## Begin Entries shown

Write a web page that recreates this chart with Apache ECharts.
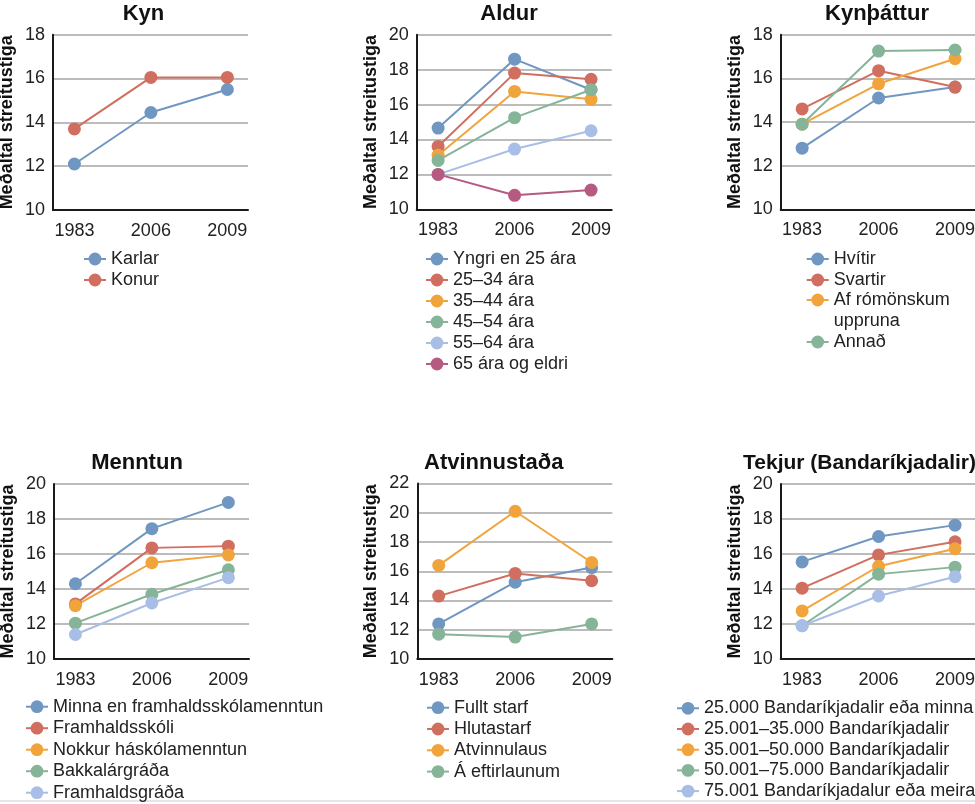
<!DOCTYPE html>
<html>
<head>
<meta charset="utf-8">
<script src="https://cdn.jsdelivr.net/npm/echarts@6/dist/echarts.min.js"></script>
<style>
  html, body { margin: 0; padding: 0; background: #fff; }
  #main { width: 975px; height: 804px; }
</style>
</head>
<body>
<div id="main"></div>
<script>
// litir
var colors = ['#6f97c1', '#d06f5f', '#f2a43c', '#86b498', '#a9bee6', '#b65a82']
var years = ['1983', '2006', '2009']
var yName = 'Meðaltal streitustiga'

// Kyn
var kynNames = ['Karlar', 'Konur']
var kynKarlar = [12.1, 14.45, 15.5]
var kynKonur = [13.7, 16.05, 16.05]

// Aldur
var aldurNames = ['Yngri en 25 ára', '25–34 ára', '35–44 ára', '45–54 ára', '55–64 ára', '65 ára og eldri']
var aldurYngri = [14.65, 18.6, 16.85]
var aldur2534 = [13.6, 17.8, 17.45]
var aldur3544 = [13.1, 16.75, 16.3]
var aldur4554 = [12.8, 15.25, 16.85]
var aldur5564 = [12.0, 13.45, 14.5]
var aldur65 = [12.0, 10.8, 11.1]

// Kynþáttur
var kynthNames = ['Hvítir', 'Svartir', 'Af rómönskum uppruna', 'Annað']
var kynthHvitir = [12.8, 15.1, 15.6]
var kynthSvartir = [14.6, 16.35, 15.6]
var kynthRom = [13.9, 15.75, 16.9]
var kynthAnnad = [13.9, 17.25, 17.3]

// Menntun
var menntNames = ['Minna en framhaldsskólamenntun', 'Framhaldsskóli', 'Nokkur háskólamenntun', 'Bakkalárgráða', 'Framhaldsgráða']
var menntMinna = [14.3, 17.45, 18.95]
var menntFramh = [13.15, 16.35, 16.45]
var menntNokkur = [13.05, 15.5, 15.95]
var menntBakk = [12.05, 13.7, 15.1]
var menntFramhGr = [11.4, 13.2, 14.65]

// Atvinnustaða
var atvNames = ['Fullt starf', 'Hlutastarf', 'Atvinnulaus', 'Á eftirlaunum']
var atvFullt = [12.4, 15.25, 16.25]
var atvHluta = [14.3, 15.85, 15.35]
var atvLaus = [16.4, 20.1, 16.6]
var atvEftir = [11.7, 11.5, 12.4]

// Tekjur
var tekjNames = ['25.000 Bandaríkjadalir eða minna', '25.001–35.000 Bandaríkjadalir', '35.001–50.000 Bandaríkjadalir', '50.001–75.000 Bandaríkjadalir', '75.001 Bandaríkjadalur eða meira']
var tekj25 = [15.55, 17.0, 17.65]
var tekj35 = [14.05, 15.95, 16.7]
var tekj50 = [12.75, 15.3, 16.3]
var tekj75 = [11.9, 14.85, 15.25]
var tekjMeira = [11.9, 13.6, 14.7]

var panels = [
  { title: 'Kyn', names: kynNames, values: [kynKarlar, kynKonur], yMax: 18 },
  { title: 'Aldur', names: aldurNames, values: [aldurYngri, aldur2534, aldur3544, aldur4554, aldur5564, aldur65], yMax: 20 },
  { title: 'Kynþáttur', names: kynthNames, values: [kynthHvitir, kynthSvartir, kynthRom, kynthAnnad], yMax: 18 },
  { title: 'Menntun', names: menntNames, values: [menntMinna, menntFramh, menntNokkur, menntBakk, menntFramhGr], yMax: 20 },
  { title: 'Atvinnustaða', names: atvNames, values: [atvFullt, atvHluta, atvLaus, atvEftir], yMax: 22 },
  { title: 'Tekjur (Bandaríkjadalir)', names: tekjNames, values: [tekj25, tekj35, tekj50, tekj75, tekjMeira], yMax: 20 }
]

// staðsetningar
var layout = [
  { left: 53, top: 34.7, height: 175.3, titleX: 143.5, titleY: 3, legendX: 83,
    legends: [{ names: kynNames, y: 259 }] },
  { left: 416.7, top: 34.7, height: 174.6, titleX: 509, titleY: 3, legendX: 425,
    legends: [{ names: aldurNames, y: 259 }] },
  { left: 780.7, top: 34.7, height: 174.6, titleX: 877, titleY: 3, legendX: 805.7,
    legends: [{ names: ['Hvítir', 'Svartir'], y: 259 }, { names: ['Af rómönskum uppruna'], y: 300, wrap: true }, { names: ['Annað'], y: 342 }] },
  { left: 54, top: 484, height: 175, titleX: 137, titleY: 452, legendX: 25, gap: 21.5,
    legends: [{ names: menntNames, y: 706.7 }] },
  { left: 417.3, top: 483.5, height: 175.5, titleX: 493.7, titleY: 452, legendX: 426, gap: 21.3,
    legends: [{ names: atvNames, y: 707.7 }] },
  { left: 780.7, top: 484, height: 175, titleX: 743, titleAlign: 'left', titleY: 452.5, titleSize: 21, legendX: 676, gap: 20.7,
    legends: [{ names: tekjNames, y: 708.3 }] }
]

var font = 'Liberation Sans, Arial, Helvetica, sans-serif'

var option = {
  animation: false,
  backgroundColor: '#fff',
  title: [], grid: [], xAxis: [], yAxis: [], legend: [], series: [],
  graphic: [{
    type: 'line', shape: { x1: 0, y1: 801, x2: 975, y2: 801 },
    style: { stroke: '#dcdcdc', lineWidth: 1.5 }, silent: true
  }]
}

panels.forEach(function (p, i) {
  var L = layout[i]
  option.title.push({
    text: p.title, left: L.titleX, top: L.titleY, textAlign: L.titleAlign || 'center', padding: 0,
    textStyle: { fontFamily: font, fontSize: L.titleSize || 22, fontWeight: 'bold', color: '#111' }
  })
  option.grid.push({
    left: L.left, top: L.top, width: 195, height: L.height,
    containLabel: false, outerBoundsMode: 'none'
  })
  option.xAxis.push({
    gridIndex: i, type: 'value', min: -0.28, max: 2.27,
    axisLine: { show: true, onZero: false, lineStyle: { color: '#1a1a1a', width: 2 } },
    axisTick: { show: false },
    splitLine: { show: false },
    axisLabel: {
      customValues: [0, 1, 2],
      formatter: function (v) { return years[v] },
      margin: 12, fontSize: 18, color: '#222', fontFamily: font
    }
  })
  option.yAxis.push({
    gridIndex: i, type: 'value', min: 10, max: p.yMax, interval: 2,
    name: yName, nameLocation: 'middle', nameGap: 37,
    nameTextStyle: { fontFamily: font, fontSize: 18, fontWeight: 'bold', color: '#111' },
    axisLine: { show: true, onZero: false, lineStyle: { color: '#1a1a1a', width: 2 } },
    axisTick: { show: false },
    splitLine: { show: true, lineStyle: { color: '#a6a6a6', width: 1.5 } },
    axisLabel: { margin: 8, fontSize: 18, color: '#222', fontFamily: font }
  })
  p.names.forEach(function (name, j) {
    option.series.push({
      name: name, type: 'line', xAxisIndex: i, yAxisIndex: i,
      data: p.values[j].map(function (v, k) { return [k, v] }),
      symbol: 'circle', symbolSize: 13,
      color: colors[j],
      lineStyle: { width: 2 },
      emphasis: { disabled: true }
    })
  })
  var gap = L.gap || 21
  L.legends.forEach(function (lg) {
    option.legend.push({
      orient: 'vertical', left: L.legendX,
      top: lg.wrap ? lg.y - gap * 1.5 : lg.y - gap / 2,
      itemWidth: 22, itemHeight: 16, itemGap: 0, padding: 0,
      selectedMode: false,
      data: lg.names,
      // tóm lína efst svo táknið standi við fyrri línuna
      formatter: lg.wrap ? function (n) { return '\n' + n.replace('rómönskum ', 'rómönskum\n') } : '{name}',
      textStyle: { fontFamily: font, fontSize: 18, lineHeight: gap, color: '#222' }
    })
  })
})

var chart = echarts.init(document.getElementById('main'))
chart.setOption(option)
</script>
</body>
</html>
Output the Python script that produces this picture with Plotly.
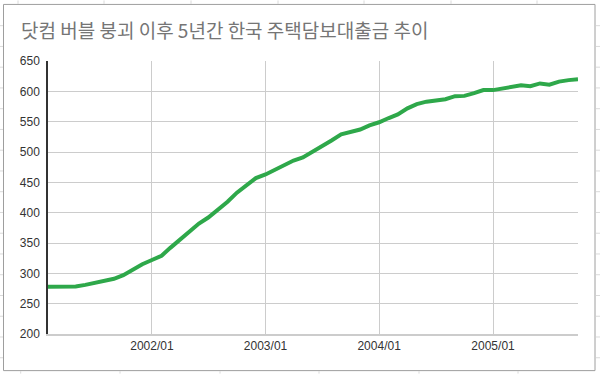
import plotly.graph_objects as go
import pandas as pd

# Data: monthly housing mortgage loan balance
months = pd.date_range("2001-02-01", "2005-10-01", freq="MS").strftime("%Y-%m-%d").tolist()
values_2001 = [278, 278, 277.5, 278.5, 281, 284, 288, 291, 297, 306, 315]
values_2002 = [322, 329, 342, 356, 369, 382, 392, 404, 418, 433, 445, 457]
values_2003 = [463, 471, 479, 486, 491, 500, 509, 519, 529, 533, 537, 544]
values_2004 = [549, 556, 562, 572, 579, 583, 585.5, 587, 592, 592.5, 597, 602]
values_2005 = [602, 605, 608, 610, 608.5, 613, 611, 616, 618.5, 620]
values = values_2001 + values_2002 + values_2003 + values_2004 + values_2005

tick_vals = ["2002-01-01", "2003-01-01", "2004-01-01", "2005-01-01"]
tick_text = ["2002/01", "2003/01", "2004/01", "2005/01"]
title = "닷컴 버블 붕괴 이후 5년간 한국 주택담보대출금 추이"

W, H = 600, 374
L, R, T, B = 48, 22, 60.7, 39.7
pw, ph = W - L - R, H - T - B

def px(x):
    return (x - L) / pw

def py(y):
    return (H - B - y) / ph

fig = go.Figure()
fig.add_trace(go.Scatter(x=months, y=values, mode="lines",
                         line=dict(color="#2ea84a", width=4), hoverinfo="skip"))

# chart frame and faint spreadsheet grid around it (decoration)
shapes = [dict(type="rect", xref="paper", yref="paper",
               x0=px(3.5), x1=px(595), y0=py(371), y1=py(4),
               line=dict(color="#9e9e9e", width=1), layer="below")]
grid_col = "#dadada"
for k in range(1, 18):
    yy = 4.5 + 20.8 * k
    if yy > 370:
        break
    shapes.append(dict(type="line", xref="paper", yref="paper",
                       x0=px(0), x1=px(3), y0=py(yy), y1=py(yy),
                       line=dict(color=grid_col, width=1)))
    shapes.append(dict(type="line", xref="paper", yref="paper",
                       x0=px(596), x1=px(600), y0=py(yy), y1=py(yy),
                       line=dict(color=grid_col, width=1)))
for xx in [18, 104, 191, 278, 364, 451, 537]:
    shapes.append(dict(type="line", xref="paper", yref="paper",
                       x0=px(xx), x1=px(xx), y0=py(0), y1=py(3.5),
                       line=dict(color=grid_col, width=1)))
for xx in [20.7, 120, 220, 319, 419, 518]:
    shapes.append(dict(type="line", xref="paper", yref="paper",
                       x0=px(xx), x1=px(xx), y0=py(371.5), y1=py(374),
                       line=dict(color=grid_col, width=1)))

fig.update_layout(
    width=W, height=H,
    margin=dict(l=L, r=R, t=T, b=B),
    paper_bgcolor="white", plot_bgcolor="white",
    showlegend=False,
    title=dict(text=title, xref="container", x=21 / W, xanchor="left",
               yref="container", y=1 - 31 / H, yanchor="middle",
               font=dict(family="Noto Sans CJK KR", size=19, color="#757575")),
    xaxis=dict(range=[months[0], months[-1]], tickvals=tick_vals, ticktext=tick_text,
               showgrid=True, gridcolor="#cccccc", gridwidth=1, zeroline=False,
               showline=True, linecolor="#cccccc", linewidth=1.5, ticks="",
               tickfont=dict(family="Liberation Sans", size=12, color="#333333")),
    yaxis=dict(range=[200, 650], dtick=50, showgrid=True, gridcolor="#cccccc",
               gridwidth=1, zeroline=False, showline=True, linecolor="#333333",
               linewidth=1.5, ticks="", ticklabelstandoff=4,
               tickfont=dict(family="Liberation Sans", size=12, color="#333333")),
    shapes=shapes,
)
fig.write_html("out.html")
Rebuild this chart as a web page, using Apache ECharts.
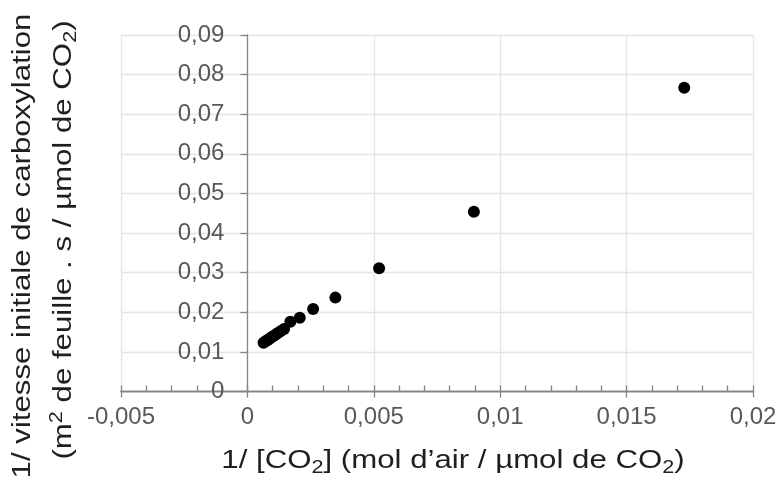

## End Entries shown

**Aim:** Quote exactly what appears from the line containing "Output the Python" through the line containing "import pandas as pd", both included, except for the pictures, and nothing more.

**Written answer:**
Output the Python script that produces this picture with Plotly.
import plotly.graph_objects as go
import pandas as pd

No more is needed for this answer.